Of course, the main credit for Taiwan’s democratization does not go to the TRA and the Gang of Four but to the dangwai opposition and reformers within the KMT. But I like to think that the Gang of Four’s efforts were not trivial. Again, the TRA provided something of a rationale for their activity but it was not a necessary precondition.

Cross-Strait Relations

The authors of the TRA did not contemplate that the frozen, mutually hostile situation between the PRC and ROC of the late 1970s might change for the better. Nor did they contemplate that Taiwan might become a democratic system that acted for itself in relations with China and the United States. Nor did they imagine that U.S. government might someday conclude that the policies pursued by a democratic Taiwan might endanger its own security and undermine the U.S.-Taiwan relationship. But all these things did happen. Note the irony here: just because Taiwan was a democracy wasn’t enough. Washington hoped that Taiwan’s democratic system would foster policies that made sense from the perspective of U.S. interests.

But the spirit of the TRA, as expressed in statements of policy, remains as relevant today, in changed circumstances, as it did 35 years ago:

  • The emphasis on peace and stability in the Taiwan Strait area;
  • The expectation that the future of Taiwan will be determined by peaceful means;
  • The American intention to regard “any effort to determine the future of Taiwan by other than peaceful means, threat to the peace and security of the Western Pacific area and of grave concern to the United States.”

Conclusion

I said before that when it comes to Taiwan’s security, the TRA expresses more a policy and political commitment than a self-enforcing legal mandate. Does that mean that the TRA is irrelevant or unimportant? Not at all. Much of U.S. policy is not enshrined in law. Even if the TRA were more binding, U.S. decision-makers would still have discretion in how to implement the mandate. But my conclusion has several implications.

At a minimum, the success of the TRA has been due in part to the tireless efforts of individuals in the U.S. government to implement it in ways that are consistent with the law’s commitment. The late David Dean and James Lilley come to mind. Needless to say, countless officials on the Taiwan side have played their part.

Second, because the TRA is more policy and political commitment than binding mandate, that commitment must be renewed by new groups of leaders to address new circumstances that weren’t contemplated in 1979.  This means that within the U.S. government that commitment must be applied in ways that are relevant to current requirements and conveyed through statements of policy, use of diplomatic and other resources, and ensuring appropriate readiness to use those resources.

Moreover, it requires individuals both inside and outside the U.S. government to formulate and articulate rationales for U.S.-Taiwan relations that are appropriate for new situations, and to beat back the assertions of others that Taiwan is no longer important to the United States. Taiwan officials and scholars have their role to play here.

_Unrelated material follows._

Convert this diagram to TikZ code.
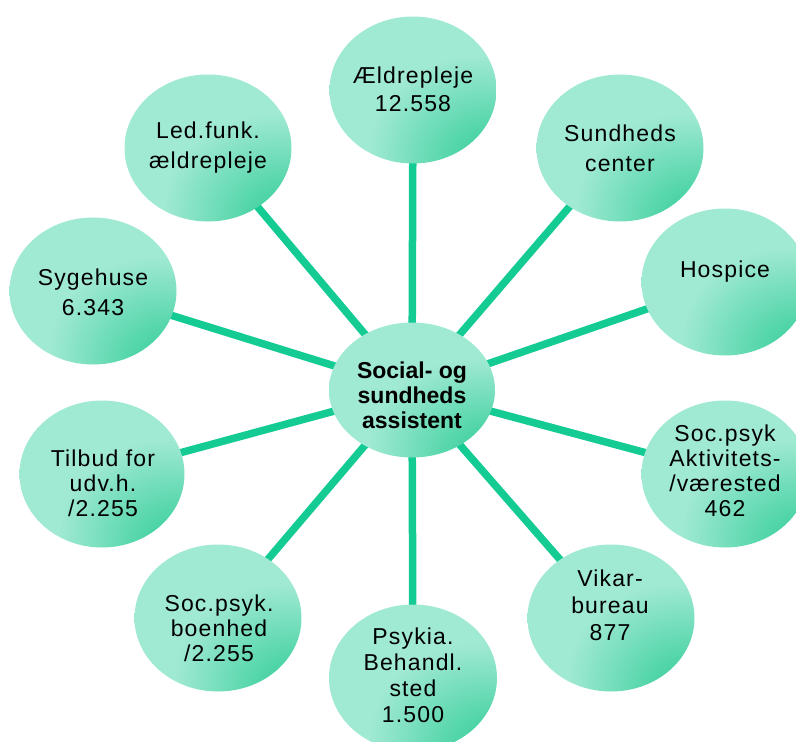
\documentclass[tikz,border=0pt]{standalone}
\usepackage{fontspec}
\setmainfont{Liberation Sans}
\newfontfamily\spacedsans[LetterSpace=5]{Liberation Sans}
\usetikzlibrary{shapes.geometric}
\definecolor{mintlt}{HTML}{A0E9D3}
\definecolor{mintdk}{HTML}{2ECC96}
\definecolor{spoke}{HTML}{14CB94}
\pgfdeclareradialshading{mintshade}{\pgfpoint{28bp}{-30bp}}{color(0bp)=(mintdk); color(10bp)=(mintdk!80!mintlt); color(32bp)=(mintlt); color(100bp)=(mintlt)}
\pgfdeclarelayer{bg}
\pgfsetlayers{bg,main}
\tikzset{
  bubble/.style={ellipse, shading=mintshade, inner sep=0pt,
    minimum width=167pt, minimum height=147pt},
  lbl/.style={inner sep=0pt, align=center, text=black,
    font=\spacedsans\fontsize{23}{#1}\selectfont},
  lbl/.default=28,
  spokeline/.style={line width=7.5pt, draw=spoke}
}
\begin{document}
\begin{tikzpicture}[x=1pt,y=-1pt]
\useasboundingbox (0,0) rectangle (796,742);
\clip (0,0) rectangle (796,742);
\node[bubble, minimum width=166pt, minimum height=135pt] (b0) at (412,390) {};
\node[bubble] (b1) at (413,90) {};
\node[bubble] (b2) at (620,148) {};
\node[bubble] (b3) at (725,282) {};
\node[bubble] (b4) at (725,474) {};
\node[bubble] (b5) at (611,618) {};
\node[bubble, minimum width=168pt] (b6) at (413,678) {};
\node[bubble] (b7) at (218,618) {};
\node[bubble, minimum width=165pt] (b8) at (102,474) {};
\node[bubble] (b9) at (93,291) {};
\node[bubble] (b10) at (208,148) {};
\begin{pgfonlayer}{bg}
\foreach \i in {1,...,10} \draw[spokeline] (b0.center) -- (b\i.center);
\end{pgfonlayer}
\node[inner sep=0pt, align=center, font=\fontsize{23}{25}\selectfont\bfseries] (t0) at (412,395) {Social- og\\sundheds\\assistent};
\node[lbl=28] (t1) at (413,89) {Ældrepleje\\12.558};
\node[lbl=30] (t2) at (620,148) {Sundheds\\center};
\node[lbl] (t3) at (725,272) {Hospice};
\node[lbl=25] (t4) at (725,471) {Soc.psyk\\Aktivitets-\\/værested\\462};
\node[lbl=27] (t5) at (610,605) {Vikar-\\bureau\\877};
\node[lbl=26] (t6) at (413,675) {Psykia.\\Behandl.\\sted\\1.500};
\node[lbl=25] (t7) at (219,628) {Soc.psyk.\\boenhed\\/2.255};
\node[lbl=25] (t8) at (103,483) {Tilbud for\\udv.h.\\/2.255};
\node[lbl=30] (t9) at (93,292) {Sygehuse\\6.343};
\node[lbl=30] (t10) at (208,148) {Led.funk.\\ældrepleje};
\end{tikzpicture}
\end{document}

Third, as before, Taiwan can do its part by creating new reasons for the United States to renew and make relevant the TRA’s political commitment. Essentially, that’s what Chiang Ching-kuo did when he began the process of democratization. Also, the policies on which Ma Ying-jeou campaigned before the 2008 election are another example. His premise was that Taiwan could promote good relations with China and the United States at the same time without harming its fundamental interests, an approach that both the Bush and Obama Administrations endorsed.

Hence, we should not treat the Taiwan Relations Act as an icon or sacred text that is important simply because it exists. It was crafted to deal with a specific set of circumstances and in some respects is actually less than it seems. Its policy and political commitments must be reaffirmed and renewed to meet the challenges of new situations. But the last thirty-five years demonstrate that this is eminently possible.

On the other hand, it reflected a policy and political commitment that can be a touchstone today if that commitment is renewed and made new to cope with today’s realities.